The Real Cost of Delay: A Case Example

Let’s say a mid-sized SaaS company delays hiring a senior sales executive for 60 days. Here’s the domino effect:

  • Loss of $150K in potential sales revenue
  • Overburdened junior reps lose morale, resulting in 2 resignations
  • Time and money spent hiring replacements = $40K
  • Candidate experience drops, hurting the company’s rating and future talent acquisition

What seemed like a simple delay has now cost the company well over $200K—not to mention brand damage and lost growth opportunities.

 

Conclusion

The effect of hiring delays is rarely contained to HR. It seeps into revenue, operations, employee morale, and your overall talent strategy. By understanding the multiplier effect and addressing root causes early, organizations can reduce disruption, maintain competitive advantage, and keep teams aligned and engaged.

 

The cost of waiting is higher than most realize.

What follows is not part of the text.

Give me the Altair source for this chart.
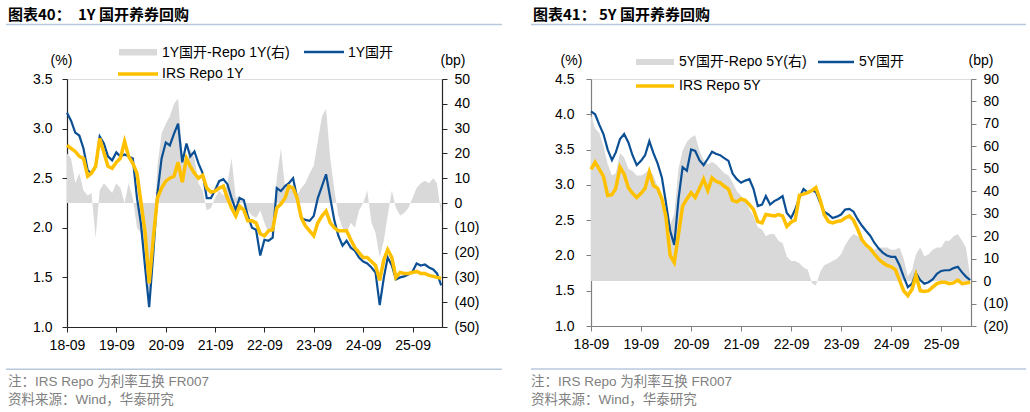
import altair as alt
import pandas as pd

# ---------------- data (monthly readings, 2018-09 .. 2026-04) ----------------
dates = pd.date_range("2018-09-01", periods=92, freq="MS").strftime("%Y-%m-%d").tolist()

cdb1y = [3.16, 3.08, 2.96, 2.93, 2.80, 2.58, 2.55, 2.62, 2.92, 2.85,
         2.72, 2.68, 2.76, 2.72, 2.74, 2.72, 2.70, 2.30, 2.04, 1.60,
         1.20, 1.75, 2.35, 2.70, 2.86, 2.83, 2.95, 3.05, 2.66, 2.85,
         2.72, 2.77, 2.65, 2.55, 2.30, 2.30, 2.38, 2.47, 2.49, 2.44,
         2.30, 2.18, 2.30, 2.28, 2.12, 2.00, 1.98, 1.72, 1.88, 1.87,
         1.90, 2.40, 2.37, 2.42, 2.45, 2.50, 2.30, 2.10, 2.08, 2.07,
         2.12, 2.30, 2.42, 2.54, 2.30, 2.07, 1.92, 1.82, 1.87, 1.80,
         1.77, 1.70, 1.66, 1.64, 1.60, 1.55, 1.22, 1.50, 1.70, 1.62,
         1.48, 1.50, 1.51, 1.53, 1.56, 1.64, 1.62, 1.63, 1.60, 1.58,
         1.54, 1.42]
irs1y = [2.83, 2.80, 2.77, 2.72, 2.70, 2.52, 2.55, 2.62, 2.90, 2.76,
         2.62, 2.60, 2.66, 2.70, 2.87, 2.72, 2.65, 2.55, 2.26, 1.95,
         1.44, 1.90, 2.30, 2.40, 2.47, 2.50, 2.52, 2.66, 2.46, 2.70,
         2.62, 2.55, 2.50, 2.53, 2.40, 2.36, 2.37, 2.40, 2.42, 2.30,
         2.20, 2.12, 2.22, 2.18, 2.07, 2.07, 2.05, 1.94, 1.92, 1.97,
         1.98, 2.20, 2.24, 2.30, 2.42, 2.40, 2.30, 2.10, 2.02, 1.97,
         1.92, 2.05, 2.12, 2.17, 2.05, 2.00, 1.97, 1.97, 1.97, 1.88,
         1.80, 1.75, 1.70, 1.70, 1.66, 1.62, 1.47, 1.68, 1.78, 1.70,
         1.50, 1.55, 1.54, 1.54, 1.55, 1.56, 1.54, 1.54, 1.52, 1.51,
         1.50, 1.49]
spr1y = [20, 18, 8, 12, 5, 3, 4, -14, 5, 8,
         6, 4, 8, 6, 0, 8, 2, -10, -12, -25,
         -38, -18, 15, 28, 32, 35, 40, 42, 20, 15,
         22, 18, 8, 5, -3, -2, 2, 5, 3, 8,
         18, 2, 3, 0, -3, -5, -6, -3, -8, -12,
         -10, 10, 22, 6, 8, 6, 3, 6, 8, 12,
         15, 25, 35, 38, 18, 5, -5, -10, -12, -8,
         -10, -3, 0, 5, -8, -12, -22, -15, -5, 5,
         -2, -5, -4, -2, 2, 6, 8, 9, 8, 10,
         8, -5]

cdb5y = [4.04, 4.00, 3.85, 3.72, 3.50, 3.35, 3.46, 3.65, 3.72, 3.60,
         3.42, 3.28, 3.34, 3.42, 3.62, 3.45, 3.30, 3.10, 2.75, 2.35,
         2.15, 2.80, 3.25, 3.20, 3.50, 3.48, 3.35, 3.28, 3.37, 3.47,
         3.44, 3.42, 3.38, 3.34, 3.16, 3.08, 3.03, 3.06, 3.08, 2.94,
         2.70, 2.72, 2.84, 2.72, 2.77, 2.80, 2.84, 2.60, 2.53, 2.65,
         2.82, 2.94, 2.89, 2.92, 2.90, 2.75, 2.62, 2.58, 2.53, 2.55,
         2.58, 2.65, 2.66, 2.62, 2.51, 2.42, 2.35, 2.28, 2.18, 2.10,
         2.04, 2.00, 1.98, 1.98, 1.86, 1.70, 1.55, 1.60, 1.75, 1.65,
         1.60, 1.62, 1.66, 1.74, 1.78, 1.79, 1.79, 1.82, 1.84, 1.76,
         1.70, 1.65]
irs5y = [3.22, 3.32, 3.22, 3.12, 2.85, 2.86, 2.95, 3.25, 3.15, 2.96,
         2.88, 2.82, 2.88, 2.95, 3.18, 2.99, 2.95, 2.80, 2.55, 2.00,
         1.90, 2.30, 2.70, 2.80, 2.89, 2.82, 2.95, 3.08, 2.92, 3.10,
         3.05, 3.03, 2.98, 2.94, 2.78, 2.76, 2.80, 2.78, 2.72, 2.65,
         2.48, 2.46, 2.58, 2.57, 2.56, 2.58, 2.56, 2.41, 2.47, 2.50,
         2.85, 2.87, 2.89, 2.92, 2.96, 2.79, 2.58, 2.48, 2.46, 2.48,
         2.49, 2.53, 2.56, 2.50, 2.37, 2.22, 2.15, 2.10, 2.02, 1.95,
         1.90, 1.86, 1.84, 1.80, 1.65, 1.50, 1.43, 1.52, 1.72, 1.50,
         1.49, 1.50, 1.55, 1.60, 1.62, 1.62, 1.60, 1.61, 1.65, 1.60,
         1.61, 1.62]
spr5y = [74, 68, 66, 60, 52, 47, 48, 57, 55, 50,
         49, 47, 47, 48, 50, 47, 42, 38, 30, 25,
         30, 50, 58, 62, 64, 65, 58, 54, 52, 53,
         52, 50, 48, 47, 44, 40, 38, 36, 32, 29,
         24, 23, 20, 21, 21, 18, 17, 11, 9, 9,
         8, 6, 5, -1, -2, 4, 7, 8, 9, 10,
         12, 16, 19, 21, 20, 19, 17, 15, 14, 15,
         15, 15, 14, 14, 15, 10, 2, 5, 12, 15,
         11, 12, 14, 15, 15, 18, 18, 20, 21, 18,
         15, 2]

left_ticks_1y = [1.0, 1.5, 2.0, 2.5, 3.0, 3.5]
right_ticks_1y = list(range(-50, 51, 10))
left_ticks_5y = [1.0, 1.5, 2.0, 2.5, 3.0, 3.5, 4.0, 4.5]
right_ticks_5y = list(range(-20, 91, 10))
x_tick_years = list(range(2018, 2026))

FONT = "Liberation Sans, Arial, Noto Sans CJK SC"
CJK = "Noto Sans CJK SC"
BLUE = "#0b4f94"
GOLD = "#ffc000"
GREY = "#d9d9d9"
SEP = "#b8c9dc"
NOTE = "#808080"


def one():
    return pd.DataFrame({"a": [0]})


def txt(s, x, y, size=14, color="#000", weight="normal", font=FONT, align="left"):
    return alt.Chart(pd.DataFrame({"t": [s]})).mark_text(
        align=align, baseline="middle", fontSize=size, color=color,
        fontWeight=weight, font=font
    ).encode(x=alt.value(x), y=alt.value(y), text="t:N")


def hrule(x1, x2, y, color, w, opacity=1.0):
    return alt.Chart(one()).mark_rule(color=color, strokeWidth=w, opacity=opacity).encode(
        x=alt.value(x1), x2=alt.value(x2), y=alt.value(y))


def swatch(x1, x2, y1, y2):
    return alt.Chart(one()).mark_rect(color=GREY).encode(
        x=alt.value(x1), x2=alt.value(x2), y=alt.value(y1), y2=alt.value(y2))


def panel(cdb, irs, spr, W, H, ldom, lvals, rdom, rvals, axis_col, lpad, deco):
    df = pd.DataFrame({"date": dates, "cdb": cdb, "irs": irs, "spr": spr})
    base = alt.Chart(df)
    xenc = alt.X(
        "date:T",
        scale=alt.Scale(domain=[alt.DateTime(year=2018, month=9, date=1),
                                alt.DateTime(year=2026, month=4, date=7)]),
        axis=alt.Axis(values=[alt.DateTime(year=y, month=9, date=1) for y in x_tick_years],
                      format="%y-%m", title=None, labelFlush=False, labelOverlap=False,
                      grid=False, tickSize=5, labelPadding=6, domainColor=axis_col,
                      tickColor=axis_col, labelColor="#000", labelFontSize=14,
                      labelFont=FONT, domainWidth=1.2),
    )
    right_axis = alt.Axis(orient="right", values=rvals, title=None, grid=False,
                          tickSize=5, labelPadding=7, domainColor=axis_col,
                          tickColor=axis_col, labelColor="#000", labelFontSize=14,
                          labelFont=FONT, domainWidth=1.2,
                          labelExpr="datum.value < 0 ? '(' + abs(datum.value) + ')' : '' + datum.value")
    left_axis = alt.Axis(orient="left", values=lvals, format=".1f", title=None, grid=False,
                         tickSize=5, labelPadding=lpad, domainColor=axis_col,
                         tickColor=axis_col, labelColor="#000", labelFontSize=14,
                         labelFont=FONT, domainWidth=1.2)
    area = base.mark_area(color=GREY).encode(
        x=xenc,
        y=alt.Y("spr:Q", scale=alt.Scale(domain=rdom, nice=False, zero=False), axis=right_axis))
    blue = base.mark_line(color=BLUE, strokeWidth=2.2).encode(
        x=xenc,
        y=alt.Y("cdb:Q", scale=alt.Scale(domain=ldom, nice=False, zero=False), axis=left_axis))
    gold = base.mark_line(color=GOLD, strokeWidth=3.5).encode(
        x=xenc,
        y=alt.Y("irs:Q", scale=alt.Scale(domain=ldom, nice=False, zero=False), axis=left_axis))
    lines = alt.layer(blue, gold)
    return alt.layer(area, lines, *deco).resolve_scale(y="independent").properties(width=W, height=H)


# left panel: plot origin at (66, 78)
deco1 = [
    hrule(-66, -65, -78, "#ffffff", 1, opacity=0),
    txt("图表40：", -59, -64, size=15, weight="bold", font=CJK),
    txt("1Y 国开养券回购", 11, -64, size=15, weight="bold", font=CJK),
    hrule(-61, 435, -54.5, SEP, 1.5),
    txt("(%)", -5.5, -18, align="center"),
    txt("(bp)", 386, -18, align="center"),
    swatch(52, 90, -30, -23.5),
    txt("1Y国开-Repo 1Y(右)", 95, -26.5),
    hrule(237, 277, -27, BLUE, 2.5),
    txt("1Y国开", 281, -26.5),
    hrule(51, 91, -5, GOLD, 3.5),
    txt("IRS Repo 1Y", 95, -5),
    hrule(-61, 435, 290.3, SEP, 1.5),
    txt("注：IRS Repo 为利率互换 FR007", -59, 302.5, size=13.5, color=NOTE),
    txt("资料来源：Wind，华泰研究", -59, 321, size=13.5, color=NOTE),
]

# right panel: plot origin at (590, 78)
deco2 = [
    txt("图表41：", -58, -64, size=15, weight="bold", font=CJK),
    txt("5Y 国开养券回购", 8, -64, size=15, weight="bold", font=CJK),
    hrule(-60, 435, -54.5, SEP, 1.5),
    txt("(%)", -19.5, -18, align="center"),
    txt("(bp)", 390, -18, align="center"),
    swatch(45, 83, -20, -14),
    txt("5Y国开-Repo 5Y(右)", 88, -17),
    hrule(227, 263, -17, BLUE, 2.5),
    txt("5Y国开", 268, -17),
    hrule(45, 83, 7, GOLD, 3.5),
    txt("IRS Repo 5Y", 88, 7),
    hrule(-60, 435, 290, SEP, 1.5),
    txt("注：IRS Repo 为利率互换 FR007", -60, 302.5, size=13.5, color=NOTE),
    txt("资料来源：Wind，华泰研究", -60, 321, size=13.5, color=NOTE),
]

p1 = panel(cdb1y, irs1y, spr1y, 375, 248, [1.0, 3.5], left_ticks_1y, [-50, 50],
           right_ticks_1y, "#262626", 10, deco1)
p2 = panel(cdb5y, irs5y, spr5y, 380, 247, [1.0, 4.5], left_ticks_5y, [-20, 90],
           right_ticks_5y, "#7f7f7f", 12, deco2)

chart = alt.hconcat(p1, p2, spacing=149, bounds="flush", padding=0).configure_view(
    stroke=None).configure(background="white")

chart.save("out.html", embed_options={"renderer": "svg", "actions": False})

The question isn’t just “Can we wait to hire?”—but “What will it cost us if we do?”

 

Take action now. Audit your hiring pipeline. Identify bottlenecks. Invest in better forecasting. Because every day you delay, the cost multiplies.

 

FAQ: Understanding the Effect of Hiring Delays

 

1. What is the multiplier effect of hiring delays?
The multiplier effect refers to how delays in filling a role create escalating consequences across multiple business functions—such as lost productivity, increased costs, and lower team morale.

 

2. How do hiring delays affect revenue?
Vacant sales or product development roles can delay launches and reduce income opportunities. Even support roles can impact customer satisfaction and long-term revenue retention.

 

3. Can hiring delays damage employer branding?
Yes. Slow or poor hiring experiences lead to bad reviews, candidate dropouts, and difficulty attracting top talent in the future.

 

4. Are there tools to help reduce hiring delays?
Yes. Applicant tracking systems (ATS), AI-based screening tools, and automated interview scheduling can speed up the process significantly.

 

5. What’s the average time-to-fill a role, and how does it affect performance?
The average is around 36 days, but delays beyond this can impact team output, stress levels, and strategic deadlines.